╭──
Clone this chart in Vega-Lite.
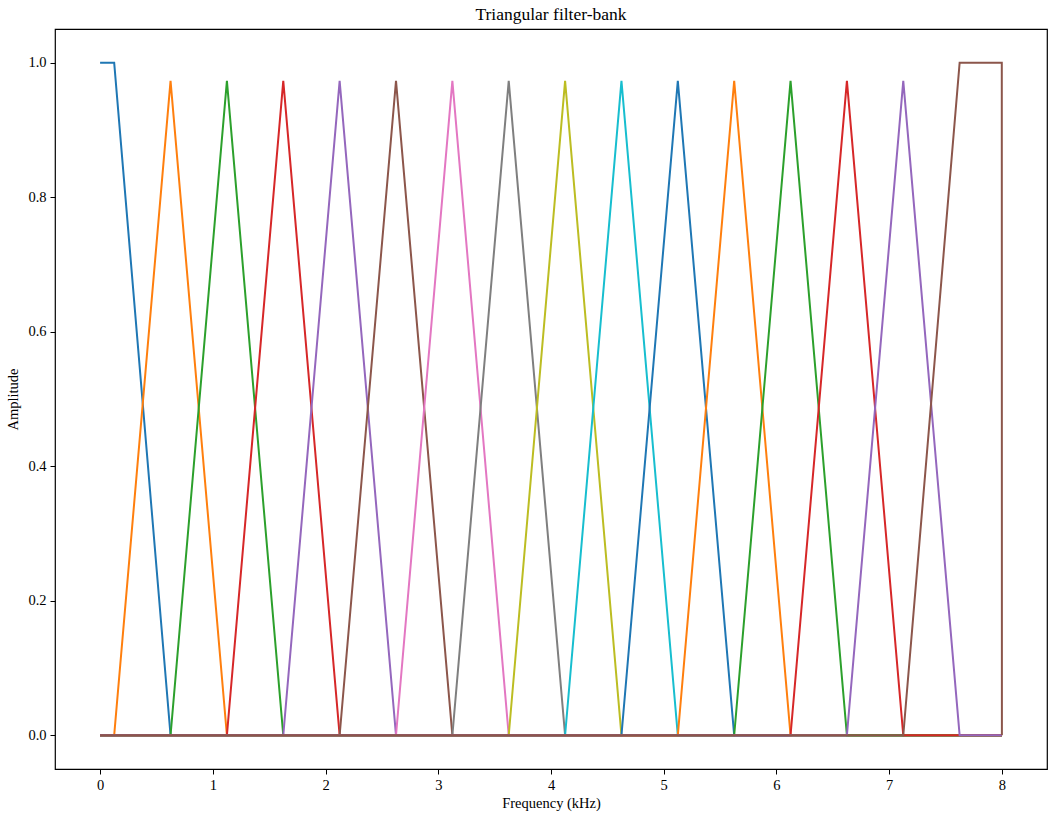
{
  "$schema": "https://vega.github.io/schema/vega-lite/v6.json",
  "autosize": {"type": "none"},
  "padding": {"left": 55, "top": 29, "right": 10, "bottom": 51},
  "width": 992,
  "height": 740,
  "background": "white",
  "title": {"text": "Triangular filter-bank", "fontSize": 17.5, "fontWeight": "normal", "font": "Liberation Serif", "offset": 6},
  "data": {
    "values": [
      {"filter": "f01", "freq": 0, "amp": 1},
      {"filter": "f01", "freq": 0.125, "amp": 1},
      {"filter": "f01", "freq": 0.625, "amp": 0},
      {"filter": "f01", "freq": 8, "amp": 0},
      {"filter": "f02", "freq": 0, "amp": 0},
      {"filter": "f02", "freq": 0.125, "amp": 0},
      {"filter": "f02", "freq": 0.625, "amp": 0.973},
      {"filter": "f02", "freq": 1.125, "amp": 0},
      {"filter": "f02", "freq": 8, "amp": 0},
      {"filter": "f03", "freq": 0, "amp": 0},
      {"filter": "f03", "freq": 0.625, "amp": 0},
      {"filter": "f03", "freq": 1.125, "amp": 0.973},
      {"filter": "f03", "freq": 1.625, "amp": 0},
      {"filter": "f03", "freq": 8, "amp": 0},
      {"filter": "f04", "freq": 0, "amp": 0},
      {"filter": "f04", "freq": 1.125, "amp": 0},
      {"filter": "f04", "freq": 1.625, "amp": 0.973},
      {"filter": "f04", "freq": 2.125, "amp": 0},
      {"filter": "f04", "freq": 8, "amp": 0},
      {"filter": "f05", "freq": 0, "amp": 0},
      {"filter": "f05", "freq": 1.625, "amp": 0},
      {"filter": "f05", "freq": 2.125, "amp": 0.973},
      {"filter": "f05", "freq": 2.625, "amp": 0},
      {"filter": "f05", "freq": 8, "amp": 0},
      {"filter": "f06", "freq": 0, "amp": 0},
      {"filter": "f06", "freq": 2.125, "amp": 0},
      {"filter": "f06", "freq": 2.625, "amp": 0.973},
      {"filter": "f06", "freq": 3.125, "amp": 0},
      {"filter": "f06", "freq": 8, "amp": 0},
      {"filter": "f07", "freq": 0, "amp": 0},
      {"filter": "f07", "freq": 2.625, "amp": 0},
      {"filter": "f07", "freq": 3.125, "amp": 0.973},
      {"filter": "f07", "freq": 3.625, "amp": 0},
      {"filter": "f07", "freq": 8, "amp": 0},
      {"filter": "f08", "freq": 0, "amp": 0},
      {"filter": "f08", "freq": 3.125, "amp": 0},
      {"filter": "f08", "freq": 3.625, "amp": 0.973},
      {"filter": "f08", "freq": 4.125, "amp": 0},
      {"filter": "f08", "freq": 8, "amp": 0},
      {"filter": "f09", "freq": 0, "amp": 0},
      {"filter": "f09", "freq": 3.625, "amp": 0},
      {"filter": "f09", "freq": 4.125, "amp": 0.973},
      {"filter": "f09", "freq": 4.625, "amp": 0},
      {"filter": "f09", "freq": 8, "amp": 0},
      {"filter": "f10", "freq": 0, "amp": 0},
      {"filter": "f10", "freq": 4.125, "amp": 0},
      {"filter": "f10", "freq": 4.625, "amp": 0.973},
      {"filter": "f10", "freq": 5.125, "amp": 0},
      {"filter": "f10", "freq": 8, "amp": 0},
      {"filter": "f11", "freq": 0, "amp": 0},
      {"filter": "f11", "freq": 4.625, "amp": 0},
      {"filter": "f11", "freq": 5.125, "amp": 0.973},
      {"filter": "f11", "freq": 5.625, "amp": 0},
      {"filter": "f11", "freq": 8, "amp": 0},
      {"filter": "f12", "freq": 0, "amp": 0},
      {"filter": "f12", "freq": 5.125, "amp": 0},
      {"filter": "f12", "freq": 5.625, "amp": 0.973},
      {"filter": "f12", "freq": 6.125, "amp": 0},
      {"filter": "f12", "freq": 8, "amp": 0},
      {"filter": "f13", "freq": 0, "amp": 0},
      {"filter": "f13", "freq": 5.625, "amp": 0},
      {"filter": "f13", "freq": 6.125, "amp": 0.973},
      {"filter": "f13", "freq": 6.625, "amp": 0},
      {"filter": "f13", "freq": 8, "amp": 0},
      {"filter": "f14", "freq": 0, "amp": 0},
      {"filter": "f14", "freq": 6.125, "amp": 0},
      {"filter": "f14", "freq": 6.625, "amp": 0.973},
      {"filter": "f14", "freq": 7.125, "amp": 0},
      {"filter": "f14", "freq": 8, "amp": 0},
      {"filter": "f15", "freq": 0, "amp": 0},
      {"filter": "f15", "freq": 6.625, "amp": 0},
      {"filter": "f15", "freq": 7.125, "amp": 0.973},
      {"filter": "f15", "freq": 7.625, "amp": 0},
      {"filter": "f15", "freq": 8, "amp": 0},
      {"filter": "f16", "freq": 0, "amp": 0},
      {"filter": "f16", "freq": 7.125, "amp": 0},
      {"filter": "f16", "freq": 7.625, "amp": 1},
      {"filter": "f16", "freq": 7.999, "amp": 1},
      {"filter": "f16", "freq": 8, "amp": 0}
    ]
  },
  "encoding": {
    "x": {
      "field": "freq",
      "type": "quantitative",
      "scale": {"domain": [-0.4, 8.4], "nice": false, "zero": false},
      "axis": {"title": "Frequency (kHz)", "values": [0, 1, 2, 3, 4, 5, 6, 7, 8], "format": "d"}
    },
    "y": {
      "field": "amp",
      "type": "quantitative",
      "scale": {"domain": [-0.05, 1.05], "nice": false, "zero": false},
      "axis": {"title": "Amplitude", "values": [0, 0.2, 0.4, 0.6, 0.8, 1.0], "format": ".1f"}
    }
  },
  "layer": [
    {"transform": [{"filter": {"field": "filter", "equal": "f01"}}], "mark": {"type": "line", "color": "#1f77b4"}, "encoding": {}},
    {"transform": [{"filter": {"field": "filter", "equal": "f02"}}], "mark": {"type": "line", "color": "#ff7f0e"}, "encoding": {}},
    {"transform": [{"filter": {"field": "filter", "equal": "f03"}}], "mark": {"type": "line", "color": "#2ca02c"}, "encoding": {}},
    {"transform": [{"filter": {"field": "filter", "equal": "f04"}}], "mark": {"type": "line", "color": "#d62728"}, "encoding": {}},
    {"transform": [{"filter": {"field": "filter", "equal": "f05"}}], "mark": {"type": "line", "color": "#9467bd"}, "encoding": {}},
    {"transform": [{"filter": {"field": "filter", "equal": "f06"}}], "mark": {"type": "line", "color": "#8c564b"}, "encoding": {}},
    {"transform": [{"filter": {"field": "filter", "equal": "f07"}}], "mark": {"type": "line", "color": "#e377c2"}, "encoding": {}},
    {"transform": [{"filter": {"field": "filter", "equal": "f08"}}], "mark": {"type": "line", "color": "#7f7f7f"}, "encoding": {}},
    {"transform": [{"filter": {"field": "filter", "equal": "f09"}}], "mark": {"type": "line", "color": "#bcbd22"}, "encoding": {}},
    {"transform": [{"filter": {"field": "filter", "equal": "f10"}}], "mark": {"type": "line", "color": "#17becf"}, "encoding": {}},
    {"transform": [{"filter": {"field": "filter", "equal": "f11"}}], "mark": {"type": "line", "color": "#1f77b4"}, "encoding": {}},
    {"transform": [{"filter": {"field": "filter", "equal": "f12"}}], "mark": {"type": "line", "color": "#ff7f0e"}, "encoding": {}},
    {"transform": [{"filter": {"field": "filter", "equal": "f13"}}], "mark": {"type": "line", "color": "#2ca02c"}, "encoding": {}},
    {"transform": [{"filter": {"field": "filter", "equal": "f14"}}], "mark": {"type": "line", "color": "#d62728"}, "encoding": {}},
    {"transform": [{"filter": {"field": "filter", "equal": "f15"}}], "mark": {"type": "line", "color": "#9467bd"}, "encoding": {}},
    {"transform": [{"filter": {"field": "filter", "equal": "f16"}}], "mark": {"type": "line", "color": "#8c564b"}, "encoding": {}}
  ],
  "config": {
    "view": {"stroke": "black", "strokeWidth": 1.2},
    "line": {"strokeWidth": 2, "clip": true},
    "axis": {
      "grid": false,
      "domain": false,
      "tickColor": "black",
      "tickSize": 5,
      "tickWidth": 1,
      "labelFont": "Liberation Serif",
      "labelFontSize": 14.5,
      "labelColor": "black",
      "labelPadding": 4,
      "titleFont": "Liberation Serif",
      "titleFontSize": 14.5,
      "titleFontWeight": "normal",
      "titleColor": "black"
    },
    "axisX": {"titlePadding": 5},
    "axisY": {"titlePadding": 7}
  }
}
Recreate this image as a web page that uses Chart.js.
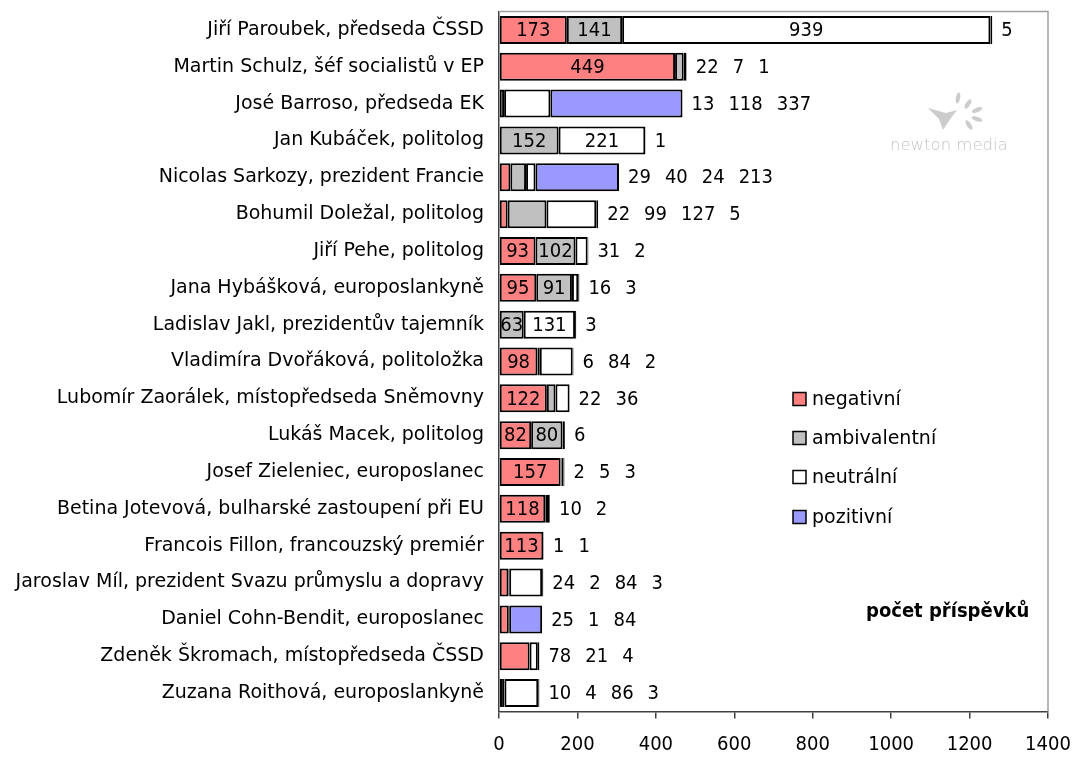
<!DOCTYPE html>
<html>
<head>
<meta charset="utf-8">
<script src="https://cdn.jsdelivr.net/npm/chart.js@4.4.0/dist/chart.umd.min.js"></script>
<style>
  html, body { margin: 0; padding: 0; background: #fff; }
  #wrap { width: 1074px; height: 758px; position: relative; }
</style>
</head>
<body>
<div id="wrap"><canvas id="c" width="1074" height="758"></canvas></div>
<script>
// Mediální obraz osobností: počet příspěvků podle vyznění
const categories = [
  'Jiří Paroubek, předseda ČSSD',
  'Martin Schulz, šéf socialistů v EP',
  'José Barroso, předseda EK',
  'Jan Kubáček, politolog',
  'Nicolas Sarkozy, prezident Francie',
  'Bohumil Doležal, politolog',
  'Jiří Pehe, politolog',
  'Jana Hybášková, europoslankyně',
  'Ladislav Jakl, prezidentův tajemník',
  'Vladimíra Dvořáková, politoložka',
  'Lubomír Zaorálek, místopředseda Sněmovny',
  'Lukáš Macek, politolog',
  'Josef Zieleniec, europoslanec',
  'Betina Jotevová, bulharské zastoupení při EU',
  'Francois Fillon, francouzský premiér',
  'Jaroslav Míl, prezident Svazu průmyslu a dopravy',
  'Daniel Cohn-Bendit, europoslanec',
  'Zdeněk Škromach, místopředseda ČSSD',
  'Zuzana Roithová, europoslankyně'
];
const negativni    = [173, 449,   0,   0,  29,  22,  93, 95,   0, 98, 122, 82, 157, 118, 113, 24, 25, 78, 10];
const ambivalentni = [141,  22,  13, 152,  40,  99, 102, 91,  63,  6,  22, 80,   2,  10,   1,  2,  1,  0,  4];
const neutralni    = [939,   7, 118, 221,  24, 127,  31, 16, 131, 84,  36,  6,   5,   2,   1, 84,  0, 21, 86];
const pozitivni    = [  5,   1, 337,   1, 213,   5,   2,  3,   3,  2,   0,  0,   3,   0,   0,  3, 84,  4,  3];
// kolik hodnot (od začátku řádku) je popsáno uvnitř pruhu, zbytek je za ním
const popiskyUvnitr = [3, 1, 0, 2, 0, 0, 2, 2, 2, 1, 1, 2, 1, 1, 1, 0, 0, 0, 0];
const xTicks = [0, 200, 400, 600, 800, 1000, 1200, 1400];

const seriesNames  = ['negativní', 'ambivalentní', 'neutrální', 'pozitivní'];
const seriesValues = [negativni, ambivalentni, neutralni, pozitivni];
const seriesColors = ['#FF8080', '#C0C0C0', '#FFFFFF', '#9999FF'];

const NUM_FONT = '"DejaVu Sans Condensed", "DejaVu Sans", sans-serif';
const TXT_FONT = '"DejaVu Sans", sans-serif';
const FS = 19;
const NFS = 20;

const datasets = seriesValues.map((vals, i) => ({
  label: seriesNames[i],
  data: vals.map(v => (v === 0 ? null : v)),
  backgroundColor: seriesColors[i],
  borderColor: '#000',
  borderWidth: 2,
  borderSkipped: false,
  categoryPercentage: 1,
  barPercentage: 0.76
}));

// popisky hodnot: uvnitř segmentů a za koncem pruhu
const valueLabels = {
  id: 'valueLabels',
  afterDatasetsDraw(chart) {
    const ctx = chart.ctx;
    ctx.save();
    ctx.font = NFS + 'px ' + NUM_FONT;
    ctx.fillStyle = '#000';
    ctx.textBaseline = 'middle';
    categories.forEach((cat, row) => {
      const segs = [];
      seriesValues.forEach((vals, s) => {
        if (vals[row]) segs.push({ v: vals[row], el: chart.getDatasetMeta(s).data[row] });
      });
      let endX = 0, y = 0;
      segs.forEach(sg => { endX = Math.max(endX, sg.el.x); y = sg.el.y; });
      const nIn = popiskyUvnitr[row];
      let x = endX + 9;
      segs.forEach((sg, k) => {
        const txt = String(sg.v);
        if (k < nIn) {
          ctx.textAlign = 'center';
          ctx.fillText(txt, (sg.el.base + sg.el.x) / 2, y + 1);
        } else {
          ctx.textAlign = 'left';
          ctx.fillText(txt, x, y + 1);
          x += ctx.measureText(txt).width + 14;
        }
      });
    });
    ctx.restore();
  }
};

// rámeček grafu, legenda, popisek osy a logo
const decorations = {
  id: 'decorations',
  beforeDatasetsDraw(chart) {
    const { ctx, chartArea: a } = chart;
    ctx.save();
    ctx.strokeStyle = '#A0A0A0';
    ctx.lineWidth = 1.5;
    ctx.beginPath();
    ctx.moveTo(a.left, a.top);
    ctx.lineTo(a.right, a.top);
    ctx.lineTo(a.right, a.bottom);
    ctx.stroke();

    // logo newton media
    ctx.fillStyle = '#C4C4C4';
    ctx.font = '200 16.5px "DejaVu Sans", sans-serif';
    ctx.textAlign = 'left';
    ctx.textBaseline = 'middle';
    ctx.fillText('newton media', 890, 146);
    ctx.fillStyle = '#CCCCCC';
    const petals = [[968, 104, -1.0], [977, 110, -0.4], [977, 119, 0.3], [969, 125, 1.0], [958, 98, -1.4]];
    petals.forEach(([px, py, r]) => {
      ctx.beginPath();
      ctx.ellipse(px, py, 5.5, 2.2, r, 0, Math.PI * 2);
      ctx.fill();
    });
    ctx.beginPath();
    ctx.moveTo(928, 108);
    ctx.lineTo(946, 113);
    ctx.lineTo(957, 110);
    ctx.lineTo(951, 118);
    ctx.lineTo(943, 130);
    ctx.lineTo(939, 119);
    ctx.closePath();
    ctx.fill();
    ctx.restore();
  },
  afterDraw(chart) {
    const ctx = chart.ctx;
    ctx.save();
    ctx.font = FS + 'px ' + TXT_FONT;
    ctx.textBaseline = 'middle';
    ctx.textAlign = 'left';
    const ys = [399, 438, 477, 517];
    seriesNames.forEach((n, i) => {
      ctx.fillStyle = seriesColors[i];
      ctx.fillRect(793, ys[i] - 6.5, 13, 13);
      ctx.strokeStyle = '#000';
      ctx.lineWidth = 1.5;
      ctx.strokeRect(793, ys[i] - 6.5, 13, 13);
      ctx.fillStyle = '#000';
      ctx.fillText(n, 812, ys[i] + 1);
    });
    ctx.font = 'bold 20px ' + NUM_FONT;
    ctx.fillText('počet příspěvků', 866, 612);
    ctx.restore();
  }
};

new Chart(document.getElementById('c'), {
  type: 'bar',
  data: { labels: categories, datasets },
  options: {
    indexAxis: 'y',
    responsive: false,
    animation: false,
    layout: { padding: { top: 11.5, right: 26, bottom: 0, left: 0 } },
    plugins: { legend: { display: false }, tooltip: { enabled: false } },
    scales: {
      x: {
        stacked: true,
        min: 0,
        max: 1400,
        afterBuildTicks(scale) { scale.ticks = xTicks.map(v => ({ value: v })); },
        afterFit(scale) {
          scale.height = 46.5;
          scale.paddingLeft = 0;
          scale.paddingRight = 0;
        },
        grid: { drawOnChartArea: false, drawTicks: true, tickLength: 7, color: '#404040', lineWidth: 1.5 },
        border: { display: true, color: '#404040', width: 1.5 },
        ticks: {
          color: '#000',
          font: { family: NUM_FONT, size: NFS },
          padding: 14,
          maxRotation: 0,
          callback: v => String(v)
        }
      },
      y: {
        stacked: true,
        afterFit(scale) {
          scale.width = 499;
          scale.paddingTop = 0;
          scale.paddingBottom = 0;
        },
        grid: { display: false },
        border: { display: true, color: '#404040', width: 1.5 },
        ticks: { color: '#000', font: { family: TXT_FONT, size: FS }, padding: 7, autoSkip: false }
      }
    }
  },
  plugins: [decorations, valueLabels]
});
</script>
</body>
</html>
╰──
-- Short problem --
Keep the images out of the copy. Repeat word for word only the lines from the one containing "Recreate this image" through the one containing "const xTicks = [0, 200, 400, 600, 800, 1000, 1200, 1400];", both ends included.

-- Worked answer --
Recreate this image as a web page that uses Chart.js.
<!DOCTYPE html>
<html>
<head>
<meta charset="utf-8">
<script src="https://cdn.jsdelivr.net/npm/chart.js@4.4.0/dist/chart.umd.min.js"></script>
<style>
  html, body { margin: 0; padding: 0; background: #fff; }
  #wrap { width: 1074px; height: 758px; position: relative; }
</style>
</head>
<body>
<div id="wrap"><canvas id="c" width="1074" height="758"></canvas></div>
<script>
// Mediální obraz osobností: počet příspěvků podle vyznění
const categories = [
  'Jiří Paroubek, předseda ČSSD',
  'Martin Schulz, šéf socialistů v EP',
  'José Barroso, předseda EK',
  'Jan Kubáček, politolog',
  'Nicolas Sarkozy, prezident Francie',
  'Bohumil Doležal, politolog',
  'Jiří Pehe, politolog',
  'Jana Hybášková, europoslankyně',
  'Ladislav Jakl, prezidentův tajemník',
  'Vladimíra Dvořáková, politoložka',
  'Lubomír Zaorálek, místopředseda Sněmovny',
  'Lukáš Macek, politolog',
  'Josef Zieleniec, europoslanec',
  'Betina Jotevová, bulharské zastoupení při EU',
  'Francois Fillon, francouzský premiér',
  'Jaroslav Míl, prezident Svazu průmyslu a dopravy',
  'Daniel Cohn-Bendit, europoslanec',
  'Zdeněk Škromach, místopředseda ČSSD',
  'Zuzana Roithová, europoslankyně'
];
const negativni    = [173, 449,   0,   0,  29,  22,  93, 95,   0, 98, 122, 82, 157, 118, 113, 24, 25, 78, 10];
const ambivalentni = [141,  22,  13, 152,  40,  99, 102, 91,  63,  6,  22, 80,   2,  10,   1,  2,  1,  0,  4];
const neutralni    = [939,   7, 118, 221,  24, 127,  31, 16, 131, 84,  36,  6,   5,   2,   1, 84,  0, 21, 86];
const pozitivni    = [  5,   1, 337,   1, 213,   5,   2,  3,   3,  2,   0,  0,   3,   0,   0,  3, 84,  4,  3];
// kolik hodnot (od začátku řádku) je popsáno uvnitř pruhu, zbytek je za ním
const popiskyUvnitr = [3, 1, 0, 2, 0, 0, 2, 2, 2, 1, 1, 2, 1, 1, 1, 0, 0, 0, 0];
const xTicks = [0, 200, 400, 600, 800, 1000, 1200, 1400];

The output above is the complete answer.